Once the "null" genetic dataset has been generated, treeWAS can calculate association scores for loci in both the real and simulated datasets and compare the two. The association between each simulated locus and the empirical phenotype is measured and, collectively, these values form a null distribution of association score statistics. The degree of association between each locus in the empirical genetic dataset and the empirical phenotype is measured using the same association scores. At the upper tail of the null distribution, a threshold of significance is drawn at the quantile corresponding to: 1 - (a base p-value corrected for multiple testing). Any loci in the real dataset that have association score values lying above this threshold are deemed to be significantly associated to the phenotype.

Tests of Association

When measuring association between the phenotype of interest and the genotype, by default, three separate association scores are calculated for each locus in the genetic dataset.
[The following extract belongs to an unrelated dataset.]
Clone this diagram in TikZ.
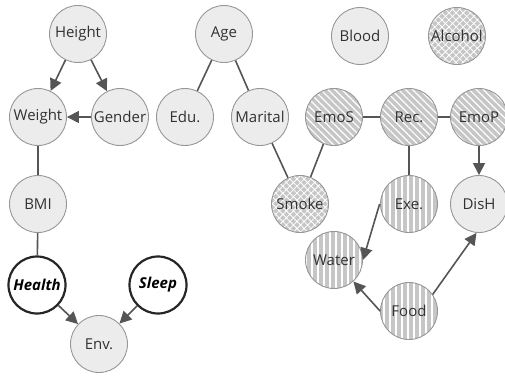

Equations below use the following notation:

  • G = Genotypic state...
  • P = Phenotypic state...
  • a = ... at ancestral nodes
  • d = ... at descendant nodes
  • Nterm = Number of terminal nodes

Terminal:

The terminal test solves the following equation, for each genetic locus, at the terminal nodes of the tree only:

Terminal = | 1/Nterm((Pd x Gd) - (1 - Pd)Gd - Pd(1 - Gd) + (1 - Pd)(1 - Gd)) |

The terminal test is a sample-wide test of association that seeks to identify broad patterns of correlation between genetic loci and the phenotype, without relying on inferences drawn from reconstructions of the ancestral states.


Simultaneous:

The simultaneous test solves the following equation, for each genetic locus, across each branch in the tree.

Simultaneous = | ((Pa - Pd)(Ga - Gd)) |

This allows for the identification of simultaneous substitutions in both the genetic locus and phenotypic variable on the same branch of the phylogenetic tree (or parallel change in non-binary data). Simultaneous substitutions are an indicator of a deterministic relationship between genotype and phenotype. Moreover, because this score is not negatively impacted by the lack of association on other branches, it may be able to detect associations occurring through complementary pathways (i.e., in some clades but not others).


Subsequent:

The subsequent test solves the following equation, for each genetic locus, across each branch in the tree:

Subsequent = | 4/3(Pa x Ga) + 2/3(Pa x Gd) + 2/3(Pd x Ga) + 4/3(Pd x Gd) - Pa - Pd - Ga - Gd + 1 |

Calculating this metric across all branches of the tree allows us to measure in what proportion of tree branches we expect the genotype and phenotype to be in the same state. By drawing on inferences from the ancestral state reconstructions as well as the terminal states, this score may allows us to identify broad, if imperfect, patterns of association.